All the data should be repeated exactly. Any image in it is left out.

--

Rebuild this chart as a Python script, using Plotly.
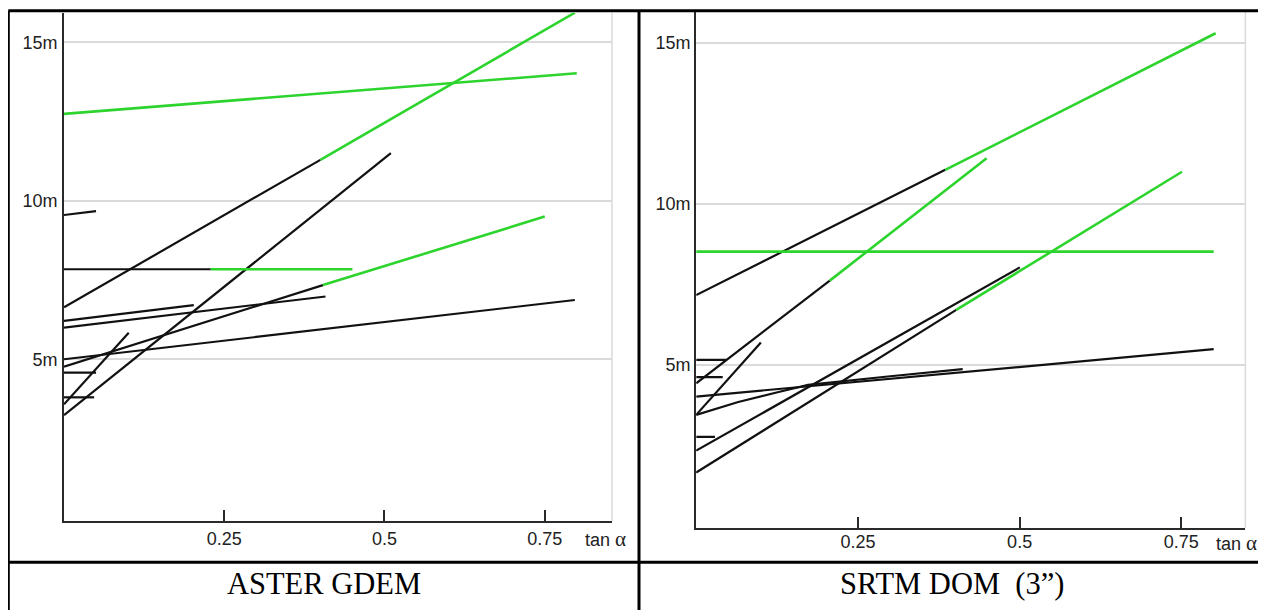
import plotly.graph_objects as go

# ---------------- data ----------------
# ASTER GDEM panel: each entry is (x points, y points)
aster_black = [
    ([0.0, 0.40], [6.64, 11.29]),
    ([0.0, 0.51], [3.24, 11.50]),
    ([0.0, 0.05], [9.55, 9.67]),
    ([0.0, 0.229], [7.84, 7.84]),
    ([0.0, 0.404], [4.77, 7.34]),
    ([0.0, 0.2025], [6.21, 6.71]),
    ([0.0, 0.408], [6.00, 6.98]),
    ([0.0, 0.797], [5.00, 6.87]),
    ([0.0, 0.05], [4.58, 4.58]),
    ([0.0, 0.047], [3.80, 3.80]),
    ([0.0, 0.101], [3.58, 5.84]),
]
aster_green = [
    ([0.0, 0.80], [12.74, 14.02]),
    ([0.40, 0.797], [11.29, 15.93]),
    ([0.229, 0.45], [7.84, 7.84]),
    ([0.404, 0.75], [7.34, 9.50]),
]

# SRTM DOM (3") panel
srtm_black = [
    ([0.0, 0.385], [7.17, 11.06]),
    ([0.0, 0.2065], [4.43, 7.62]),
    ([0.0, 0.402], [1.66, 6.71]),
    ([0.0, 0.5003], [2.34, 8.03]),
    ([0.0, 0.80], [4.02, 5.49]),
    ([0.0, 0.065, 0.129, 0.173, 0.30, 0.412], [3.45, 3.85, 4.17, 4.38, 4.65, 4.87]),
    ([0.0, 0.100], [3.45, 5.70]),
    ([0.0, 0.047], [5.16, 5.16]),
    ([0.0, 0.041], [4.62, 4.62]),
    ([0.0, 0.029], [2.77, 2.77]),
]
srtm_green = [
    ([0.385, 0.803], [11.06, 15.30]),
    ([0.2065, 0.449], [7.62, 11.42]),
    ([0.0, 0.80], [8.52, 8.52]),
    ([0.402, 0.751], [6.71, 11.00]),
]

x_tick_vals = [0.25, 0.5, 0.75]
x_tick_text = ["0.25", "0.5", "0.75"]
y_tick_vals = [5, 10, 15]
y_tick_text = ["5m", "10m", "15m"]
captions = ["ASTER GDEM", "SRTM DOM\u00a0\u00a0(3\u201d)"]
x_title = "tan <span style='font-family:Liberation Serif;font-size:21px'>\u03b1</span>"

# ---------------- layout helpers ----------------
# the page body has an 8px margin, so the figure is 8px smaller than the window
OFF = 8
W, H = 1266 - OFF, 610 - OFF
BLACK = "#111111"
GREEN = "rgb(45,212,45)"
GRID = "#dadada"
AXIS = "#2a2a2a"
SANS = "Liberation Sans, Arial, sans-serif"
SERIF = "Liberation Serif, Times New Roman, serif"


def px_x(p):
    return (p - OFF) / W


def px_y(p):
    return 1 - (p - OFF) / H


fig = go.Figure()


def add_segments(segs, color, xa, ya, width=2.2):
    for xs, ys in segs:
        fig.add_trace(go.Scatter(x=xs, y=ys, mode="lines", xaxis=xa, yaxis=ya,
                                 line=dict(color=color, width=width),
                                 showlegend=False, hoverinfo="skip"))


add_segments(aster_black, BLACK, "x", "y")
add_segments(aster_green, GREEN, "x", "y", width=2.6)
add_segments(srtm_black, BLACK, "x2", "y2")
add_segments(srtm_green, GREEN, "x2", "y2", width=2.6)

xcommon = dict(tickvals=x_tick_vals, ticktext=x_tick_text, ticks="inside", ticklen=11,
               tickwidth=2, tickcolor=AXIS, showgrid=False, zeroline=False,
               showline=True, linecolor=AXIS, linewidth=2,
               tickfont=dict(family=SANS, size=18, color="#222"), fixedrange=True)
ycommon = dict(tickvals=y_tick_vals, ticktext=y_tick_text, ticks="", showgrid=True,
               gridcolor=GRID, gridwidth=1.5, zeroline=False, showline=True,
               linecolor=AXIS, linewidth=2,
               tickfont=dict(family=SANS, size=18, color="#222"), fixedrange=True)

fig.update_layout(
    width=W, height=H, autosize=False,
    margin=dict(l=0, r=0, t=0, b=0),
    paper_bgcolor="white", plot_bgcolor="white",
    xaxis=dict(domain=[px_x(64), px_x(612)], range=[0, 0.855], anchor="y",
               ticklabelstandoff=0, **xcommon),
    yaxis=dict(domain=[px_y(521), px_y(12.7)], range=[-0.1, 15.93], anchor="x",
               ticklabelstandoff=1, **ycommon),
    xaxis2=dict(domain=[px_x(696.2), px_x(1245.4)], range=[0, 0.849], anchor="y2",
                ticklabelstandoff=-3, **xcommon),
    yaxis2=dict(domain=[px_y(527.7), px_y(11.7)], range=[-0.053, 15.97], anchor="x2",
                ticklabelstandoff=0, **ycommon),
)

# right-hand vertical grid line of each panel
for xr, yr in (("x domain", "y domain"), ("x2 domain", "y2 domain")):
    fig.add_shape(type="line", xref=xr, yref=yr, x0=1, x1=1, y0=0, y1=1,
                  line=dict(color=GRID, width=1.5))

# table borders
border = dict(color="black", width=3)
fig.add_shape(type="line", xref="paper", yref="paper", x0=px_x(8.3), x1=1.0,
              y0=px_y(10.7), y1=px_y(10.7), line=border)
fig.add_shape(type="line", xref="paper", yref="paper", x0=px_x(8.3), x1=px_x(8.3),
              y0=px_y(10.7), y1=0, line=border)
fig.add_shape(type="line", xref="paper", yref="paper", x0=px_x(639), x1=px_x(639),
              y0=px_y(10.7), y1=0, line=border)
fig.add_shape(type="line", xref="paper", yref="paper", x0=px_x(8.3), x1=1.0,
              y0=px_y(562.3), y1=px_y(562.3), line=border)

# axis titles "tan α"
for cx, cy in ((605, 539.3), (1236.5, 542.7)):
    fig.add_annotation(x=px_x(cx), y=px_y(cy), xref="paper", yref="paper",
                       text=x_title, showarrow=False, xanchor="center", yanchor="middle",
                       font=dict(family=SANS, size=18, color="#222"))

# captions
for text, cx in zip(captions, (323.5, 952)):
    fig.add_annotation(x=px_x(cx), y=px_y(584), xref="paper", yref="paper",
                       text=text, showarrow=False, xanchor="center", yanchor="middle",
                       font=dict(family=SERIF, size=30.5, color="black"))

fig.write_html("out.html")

--

Answer to this exercise:
Rebuild this chart as a Python script, using Plotly.
import plotly.graph_objects as go

# ---------------- data ----------------
# ASTER GDEM panel: each entry is (x points, y points)
aster_black = [
    ([0.0, 0.40], [6.64, 11.29]),
    ([0.0, 0.51], [3.24, 11.50]),
    ([0.0, 0.05], [9.55, 9.67]),
    ([0.0, 0.229], [7.84, 7.84]),
    ([0.0, 0.404], [4.77, 7.34]),
    ([0.0, 0.2025], [6.21, 6.71]),
    ([0.0, 0.408], [6.00, 6.98]),
    ([0.0, 0.797], [5.00, 6.87]),
    ([0.0, 0.05], [4.58, 4.58]),
    ([0.0, 0.047], [3.80, 3.80]),
    ([0.0, 0.101], [3.58, 5.84]),
]
aster_green = [
    ([0.0, 0.80], [12.74, 14.02]),
    ([0.40, 0.797], [11.29, 15.93]),
    ([0.229, 0.45], [7.84, 7.84]),
    ([0.404, 0.75], [7.34, 9.50]),
]

# SRTM DOM (3") panel
srtm_black = [
    ([0.0, 0.385], [7.17, 11.06]),
    ([0.0, 0.2065], [4.43, 7.62]),
    ([0.0, 0.402], [1.66, 6.71]),
    ([0.0, 0.5003], [2.34, 8.03]),
    ([0.0, 0.80], [4.02, 5.49]),
    ([0.0, 0.065, 0.129, 0.173, 0.30, 0.412], [3.45, 3.85, 4.17, 4.38, 4.65, 4.87]),
    ([0.0, 0.100], [3.45, 5.70]),
    ([0.0, 0.047], [5.16, 5.16]),
    ([0.0, 0.041], [4.62, 4.62]),
    ([0.0, 0.029], [2.77, 2.77]),
]
srtm_green = [
    ([0.385, 0.803], [11.06, 15.30]),
    ([0.2065, 0.449], [7.62, 11.42]),
    ([0.0, 0.80], [8.52, 8.52]),
    ([0.402, 0.751], [6.71, 11.00]),
]

x_tick_vals = [0.25, 0.5, 0.75]
x_tick_text = ["0.25", "0.5", "0.75"]
y_tick_vals = [5, 10, 15]
y_tick_text = ["5m", "10m", "15m"]
captions = ["ASTER GDEM", "SRTM DOM\u00a0\u00a0(3\u201d)"]
x_title = "tan <span style='font-family:Liberation Serif;font-size:21px'>\u03b1</span>"

# ---------------- layout helpers ----------------
# the page body has an 8px margin, so the figure is 8px smaller than the window
OFF = 8
W, H = 1266 - OFF, 610 - OFF
BLACK = "#111111"
GREEN = "rgb(45,212,45)"
GRID = "#dadada"
AXIS = "#2a2a2a"
SANS = "Liberation Sans, Arial, sans-serif"
SERIF = "Liberation Serif, Times New Roman, serif"


def px_x(p):
    return (p - OFF) / W


def px_y(p):
    return 1 - (p - OFF) / H


fig = go.Figure()


def add_segments(segs, color, xa, ya, width=2.2):
    for xs, ys in segs:
        fig.add_trace(go.Scatter(x=xs, y=ys, mode="lines", xaxis=xa, yaxis=ya,
                                 line=dict(color=color, width=width),
                                 showlegend=False, hoverinfo="skip"))


add_segments(aster_black, BLACK, "x", "y")
add_segments(aster_green, GREEN, "x", "y", width=2.6)
add_segments(srtm_black, BLACK, "x2", "y2")
add_segments(srtm_green, GREEN, "x2", "y2", width=2.6)

xcommon = dict(tickvals=x_tick_vals, ticktext=x_tick_text, ticks="inside", ticklen=11,
               tickwidth=2, tickcolor=AXIS, showgrid=False, zeroline=False,
               showline=True, linecolor=AXIS, linewidth=2,
               tickfont=dict(family=SANS, size=18, color="#222"), fixedrange=True)
ycommon = dict(tickvals=y_tick_vals, ticktext=y_tick_text, ticks="", showgrid=True,
               gridcolor=GRID, gridwidth=1.5, zeroline=False, showline=True,
               linecolor=AXIS, linewidth=2,
               tickfont=dict(family=SANS, size=18, color="#222"), fixedrange=True)

fig.update_layout(
    width=W, height=H, autosize=False,
    margin=dict(l=0, r=0, t=0, b=0),
    paper_bgcolor="white", plot_bgcolor="white",
    xaxis=dict(domain=[px_x(64), px_x(612)], range=[0, 0.855], anchor="y",
               ticklabelstandoff=0, **xcommon),
    yaxis=dict(domain=[px_y(521), px_y(12.7)], range=[-0.1, 15.93], anchor="x",
               ticklabelstandoff=1, **ycommon),
    xaxis2=dict(domain=[px_x(696.2), px_x(1245.4)], range=[0, 0.849], anchor="y2",
                ticklabelstandoff=-3, **xcommon),
    yaxis2=dict(domain=[px_y(527.7), px_y(11.7)], range=[-0.053, 15.97], anchor="x2",
                ticklabelstandoff=0, **ycommon),
)

# right-hand vertical grid line of each panel
for xr, yr in (("x domain", "y domain"), ("x2 domain", "y2 domain")):
    fig.add_shape(type="line", xref=xr, yref=yr, x0=1, x1=1, y0=0, y1=1,
                  line=dict(color=GRID, width=1.5))

# table borders
border = dict(color="black", width=3)
fig.add_shape(type="line", xref="paper", yref="paper", x0=px_x(8.3), x1=1.0,
              y0=px_y(10.7), y1=px_y(10.7), line=border)
fig.add_shape(type="line", xref="paper", yref="paper", x0=px_x(8.3), x1=px_x(8.3),
              y0=px_y(10.7), y1=0, line=border)
fig.add_shape(type="line", xref="paper", yref="paper", x0=px_x(639), x1=px_x(639),
              y0=px_y(10.7), y1=0, line=border)
fig.add_shape(type="line", xref="paper", yref="paper", x0=px_x(8.3), x1=1.0,
              y0=px_y(562.3), y1=px_y(562.3), line=border)

# axis titles "tan α"
for cx, cy in ((605, 539.3), (1236.5, 542.7)):
    fig.add_annotation(x=px_x(cx), y=px_y(cy), xref="paper", yref="paper",
                       text=x_title, showarrow=False, xanchor="center", yanchor="middle",
                       font=dict(family=SANS, size=18, color="#222"))

# captions
for text, cx in zip(captions, (323.5, 952)):
    fig.add_annotation(x=px_x(cx), y=px_y(584), xref="paper", yref="paper",
                       text=text, showarrow=False, xanchor="center", yanchor="middle",
                       font=dict(family=SERIF, size=30.5, color="black"))

fig.write_html("out.html")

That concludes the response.